Date/Time
Date(s) - 02/18/2014
4:15 pm - 5:15 pm
Location
HBLL 1060
Category(ies)
In this chapter Harris explores how unmarried and childless people thought about genealogy, lineage, and posterity in 18th century England. The chapter comes from a book that uses the rich archival sources left by the Sharp family to explore how marital status impacted family relationships. While marital status is the core of the book, the connections between marital status and gender are essential to its argument. At its heart this chapter considers the way gender influenced unmarried, childless women and men’s thinking about their lineage and genealogy. For Granville Sharp, a never-married man, creating a legacy was two-pronged. First, he connected himself to, and reproduced the writings of, a line of clergymen and authors within his family in order to perpetuate their intellectual legacy much as children would have perpetuated their physical legacy.
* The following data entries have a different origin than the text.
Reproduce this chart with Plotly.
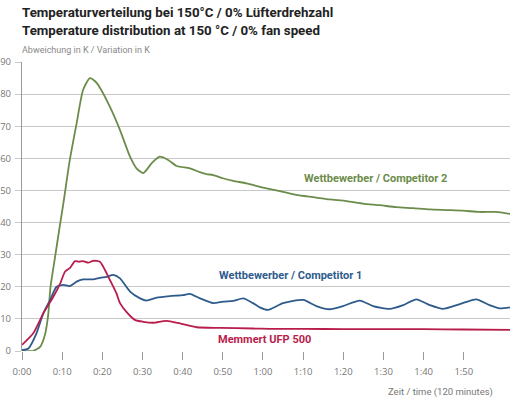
import plotly.graph_objects as go

# Competitor 2 (green)
t_comp2 = [0, 2.7, 4.5, 5.7, 6.5, 7.1, 8.2, 9.3, 10.3, 11.9, 13.6, 15.2, 16.9, 18.2, 19.4,
           21.9, 24.4, 26.9, 28.5, 30.2, 32.3, 34.3, 36.4, 38.5, 41.8, 44.3, 45.9, 47.6, 50,
           52.6, 55.9, 60, 64.2, 68.3, 72.5, 76.6, 80.8, 84.9, 89.1, 93.2, 97.3, 101.5,
           105.6, 109.8, 113.9, 118, 121.5]
v_comp2 = [0, 0, 1.3, 5, 11, 20, 29, 38, 46, 59.5, 70.9, 81.3, 85, 84, 82,
           76, 68.8, 60.5, 56.9, 55.4, 58.5, 60.5, 59.5, 57.6, 56.9, 55.7, 55.1, 54.8, 53.8,
           53, 52.2, 50.9, 49.8, 48.6, 47.9, 47.2, 46.7, 45.9, 45.4, 44.8, 44.5, 44.1,
           43.9, 43.7, 43.3, 43.3, 42.7]

# Competitor 1 (blue)
t_comp1 = [0, 1.6, 3.6, 5.3, 7, 8.6, 10.3, 11.9, 13.6, 15.2, 17.7, 19.4, 21.1, 22.7, 24.4,
           26.9, 29.4, 31, 33.5, 36.8, 40.1, 41.8, 44.3, 47.6, 50.1, 52.6, 55.1, 57.5, 59.2,
           61.3, 65, 70, 73.3, 76.6, 79.9, 84.1, 87.4, 91.5, 94.9, 98.2, 101.5, 104.8, 109,
           113.1, 116.4, 118.9, 121.5]
v_comp1 = [0.3, 0.8, 5.5, 11.7, 15.9, 20, 20.6, 20.2, 21.6, 22.3, 22.3, 22.8, 23.1, 23.7, 22.6,
           18.5, 16.4, 15.7, 16.6, 17.1, 17.4, 17.8, 16.4, 14.9, 15.4, 15.6, 16.4, 14.9, 13.6,
           12.8, 14.9, 15.9, 14, 13, 14, 15.7, 14, 13.1, 14.3, 16.1, 14.3, 13.1, 14.6,
           16.1, 14.3, 13.3, 13.6]

# Memmert UFP 500 (red)
t_memmert = [0, 2.8, 5.3, 7.8, 9.5, 10.7, 11.9, 13.2, 14.2, 15.2, 16.5, 17.7, 19.4, 20.2,
             21.9, 23.5, 24.4, 26, 28.1, 30.2, 32.7, 36, 39.3, 43.5, 49.3, 57.5, 61.7, 70,
             80, 90, 100, 110, 121.5]
v_memmert = [1.9, 5.5, 11.7, 16.9, 21, 24.7, 25.8, 28, 27.8, 28, 27.5, 28.1, 27.8, 26.3,
             22.1, 18, 14.9, 12.2, 9.7, 9.1, 8.8, 9.4, 8.6, 7.4, 7.2, 7.0, 6.9, 6.9,
             6.8, 6.8, 6.8, 6.7, 6.6]

tick_vals = [0, 10, 20, 30, 40, 50, 60, 70, 80, 90, 100, 110]
tick_text = ['0:00', '0:10', '0:20', '0:30', '0:40', '0:50', '1:00', '1:10', '1:20', '1:30', '1:40', '1:50']

GREEN = '#6b8c4a'
BLUE = '#2e5b8c'
RED = '#b81d4c'
FONT = 'Roboto, sans-serif'

fig = go.Figure()
for t, v, col in [(t_comp2, v_comp2, GREEN), (t_comp1, v_comp1, BLUE), (t_memmert, v_memmert, RED)]:
    fig.add_trace(go.Scatter(x=t, y=v, mode='lines',
                             line=dict(color=col, width=1.8, shape='spline', smoothing=0.6),
                             showlegend=False, hoverinfo='skip'))

fig.update_layout(
    width=517, height=400,
    margin=dict(l=22, r=7, t=62, b=49),
    paper_bgcolor='white', plot_bgcolor='white',
    font=dict(family='Open Sans', color='#777'),
    xaxis=dict(range=[0, 121.5], tickvals=tick_vals, ticktext=tick_text, automargin=False,
               showgrid=False, zeroline=False, showline=False,
               ticks='outside', ticklen=8, tickcolor='#999', tickwidth=1.2,
               tickfont=dict(size=9.5, color='#777'), ticklabelstandoff=4),
    yaxis=dict(range=[0, 90], dtick=10, showgrid=True, gridcolor='#c8c8c8', gridwidth=1.3,
               automargin=False, zeroline=False, showline=True, linecolor='#999', linewidth=1.2,
               ticks='outside', ticklen=6, tickcolor='#c8c8c8', tickwidth=1.3,
               tickfont=dict(size=9.5, color='#777'), ticklabelstandoff=2),
)

annotations = [
    dict(text='<b>Temperaturverteilung bei 150°C / 0% Lüfterdrehzahl</b>', x=20, y=12, anchor='left',
         font=dict(family=FONT, size=13.3, color='#222')),
    dict(text='<b>Temperature distribution at 150 °C / 0% fan speed</b>', x=20, y=31, anchor='left',
         font=dict(family=FONT, size=13.3, color='#222')),
    dict(text='Abweichung in K / Variation in K', x=20, y=50, anchor='left',
         font=dict(family=FONT, size=9, color='#888')),
    dict(text='Zeit / time (120 minutes)', x=495, y=392, anchor='right',
         font=dict(family=FONT, size=9.5, color='#777')),
]
for a in annotations:
    fig.add_annotation(text=a['text'], xref='paper', yref='paper',
                       x=(a['x'] - 22) / 488, y=(351 - a['y']) / 289,
                       xanchor=a['anchor'], yanchor='middle', showarrow=False, font=a['font'])

fig.add_annotation(text='<b>Wettbewerber / Competitor 2</b>', x=88, y=53.8, showarrow=False,
                   font=dict(family=FONT, size=11, color=GREEN))
fig.add_annotation(text='<b>Wettbewerber / Competitor 1</b>', x=66.9, y=23.4, showarrow=False,
                   font=dict(family=FONT, size=11, color=BLUE))
fig.add_annotation(text='<b>Memmert UFP 500</b>', x=60.4, y=3.6, showarrow=False,
                   font=dict(family=FONT, size=11, color=RED))

# the page body has a default 8px margin; drop it so the figure sits at the top-left corner
fig.write_html('out.html', config={'displayModeBar': False},
               post_script="document.body.style.margin = '0';")
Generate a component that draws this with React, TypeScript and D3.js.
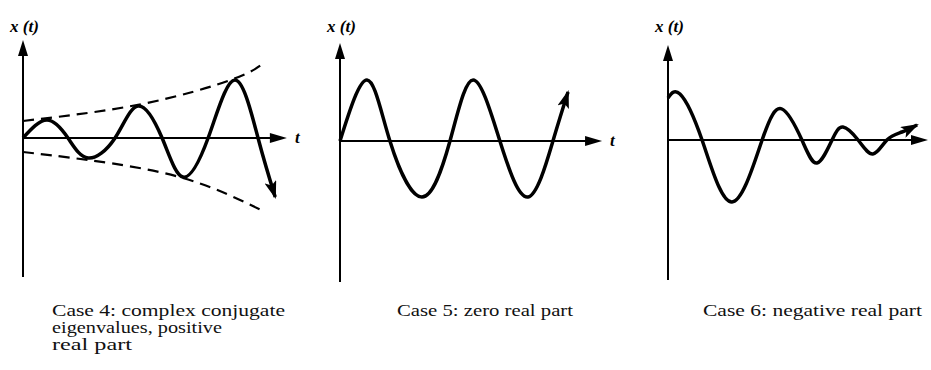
import React from "react";
import * as d3 from "d3";

// t in panel units (0..10), x in amplitude units (+-1)
const case4T = [0, 0.92, 1.73, 2.5, 3.54, 4.42, 5.35, 6.15, 7.12, 8.15, 9.04, 9.7];
const case4X = [0, 0.18, 0, -0.2, 0, 0.32, 0, -0.39, 0, 0.58, 0, -0.59];
const upperT = [0, 4.58, 8.08, 9.31];
const upperX = [0.17, 0.34, 0.59, 0.76];
const lowerT = [0, 2.5, 6.15, 9.31];
const lowerX = [-0.14, -0.22, -0.4, -0.74];

const case5T = [0, 1.04, 1.92, 3.15, 4.23, 5.12, 6.15, 7.23, 8.19, 8.77];
const case5X = [0, 0.61, 0, -0.56, 0, 0.61, 0, -0.56, 0, 0.49];

const case6T = [0, 0.46, 1.31, 2.46, 3.62, 4.38, 5.15, 5.73, 6.31, 6.73, 7.31, 7.88, 8.42, 9.0, 9.58];
const case6X = [0.42, 0.46, 0, -0.62, 0, 0.31, 0, -0.23, 0, 0.13, 0, -0.14, 0, 0.08, 0.15];

const captions = [
  ["Case 4: complex conjugate", "eigenvalues, positive", "real part"],
  ["Case 5: zero real part"],
  ["Case 6: negative real part"],
];
// measured widths of the caption lines, px
const captionWidths = [[233, 170, 80], [176], [219]];

const panels = [
  { ox: 23, oy: 138, top: 40, bottom: 277, axisEnd: 10.15, tLabel: true, capX: 52 },
  { ox: 340, oy: 141, top: 43, bottom: 282, axisEnd: 10.08, tLabel: true, capX: 397 },
  { ox: 668, oy: 140, top: 45, bottom: 280, axisEnd: 10, tLabel: false, capX: 703 },
];

const zip = (t: number[], x: number[]) => t.map((v, i) => ({ t: v, x: x[i] }));

const serif = "'Liberation Serif', 'Times New Roman', serif";

const Panel = ({ p, idx, curve, envelopes }: any) => {
  const tScale = d3.scaleLinear().domain([0, 10]).range([p.ox, p.ox + 260]);
  const xScale = d3.scaleLinear().domain([-1, 1]).range([p.oy + 100, p.oy - 100]);
  const line = d3
    .line<{ t: number; x: number }>()
    .x((d) => tScale(d.t))
    .y((d) => xScale(d.x))
    .curve(d3.curveNatural);
  const axisEndX = tScale(p.axisEnd);
  return (
    <g>
      {/* vertical axis */}
      <line x1={p.ox} x2={p.ox} y1={p.bottom} y2={p.top + 12} stroke="#000" strokeWidth={2} />
      <path d={`M${p.ox},${p.top} L${p.ox - 5},${p.top + 16} L${p.ox + 5},${p.top + 16} Z`} fill="#000" />
      {/* horizontal axis */}
      <line x1={p.ox} x2={axisEndX - 12} y1={p.oy} y2={p.oy} stroke="#000" strokeWidth={2} />
      <path d={`M${axisEndX},${p.oy} L${axisEndX - 17},${p.oy - 5} L${axisEndX - 17},${p.oy + 5} Z`} fill="#000" />
      {envelopes &&
        envelopes.map((e: any, i: number) => (
          <path
            key={i}
            d={line(e) || ""}
            fill="none"
            stroke="#000"
            strokeWidth={2.2}
            strokeDasharray="11,7"
          />
        ))}
      <path
        d={line(curve) || ""}
        fill="none"
        stroke="#000"
        strokeWidth={3.5}
        strokeLinejoin="round"
        markerEnd="url(#head)"
      />
      <text
        x={p.ox - 13}
        y={32}
        fontFamily={serif}
        fontSize={17}
        fontWeight="bold"
        fontStyle="italic"
      >
        x (t)
      </text>
      {p.tLabel && (
        <text
          x={axisEndX + 8}
          y={p.oy + 5}
          fontFamily={serif}
          fontSize={17}
          fontWeight="bold"
          fontStyle="italic"
        >
          t
        </text>
      )}
      {captions[idx].map((c, i) => (
        <text
          key={i}
          x={p.capX}
          y={316 + i * 17}
          fontFamily={serif}
          fontSize={16}
          fill="#111"
          textLength={captionWidths[idx][i]}
          lengthAdjust="spacingAndGlyphs"
        >
          {c}
        </text>
      ))}
    </g>
  );
};

export default function App() {
  return (
    <div style={{ position: "absolute", left: 0, top: 0 }}>
      <svg width={931} height={370} style={{ display: "block", background: "#fff" }}>
        <defs>
          <marker
            id="head"
            markerUnits="userSpaceOnUse"
            viewBox="0 0 18 12"
            refX={16}
            refY={6}
            markerWidth={18}
            markerHeight={12}
            orient="auto"
          >
            <path d="M0,0 L18,6 L0,12 L4,6 Z" fill="#000" />
          </marker>
        </defs>
        <Panel
          p={panels[0]}
          idx={0}
          curve={zip(case4T, case4X)}
          envelopes={[zip(upperT, upperX), zip(lowerT, lowerX)]}
        />
        <Panel p={panels[1]} idx={1} curve={zip(case5T, case5X)} />
        <Panel p={panels[2]} idx={2} curve={zip(case6T, case6X)} />
      </svg>
    </div>
  );
}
Second, his connections among social reformers beyond his family provided him with figurative offspring who would live beyond him (including the slaves he hoped to emancipate). Where Granville’s approach was creative, it fit with an eighteenth-century, hierarchical and linear understanding of family lines. Elizabeth Sharp Prowse, childless widow, on the other hand, envisioned and preserved an entire geography of family connection, one that transcended linear descent and encompassed all family members: living, dead, married, single, with or without children. In the end, Elizabeth and Granville and their numerous siblings fashioned a posterity that even the childless could participate in – but they shaped that posterity in highly gendered ways.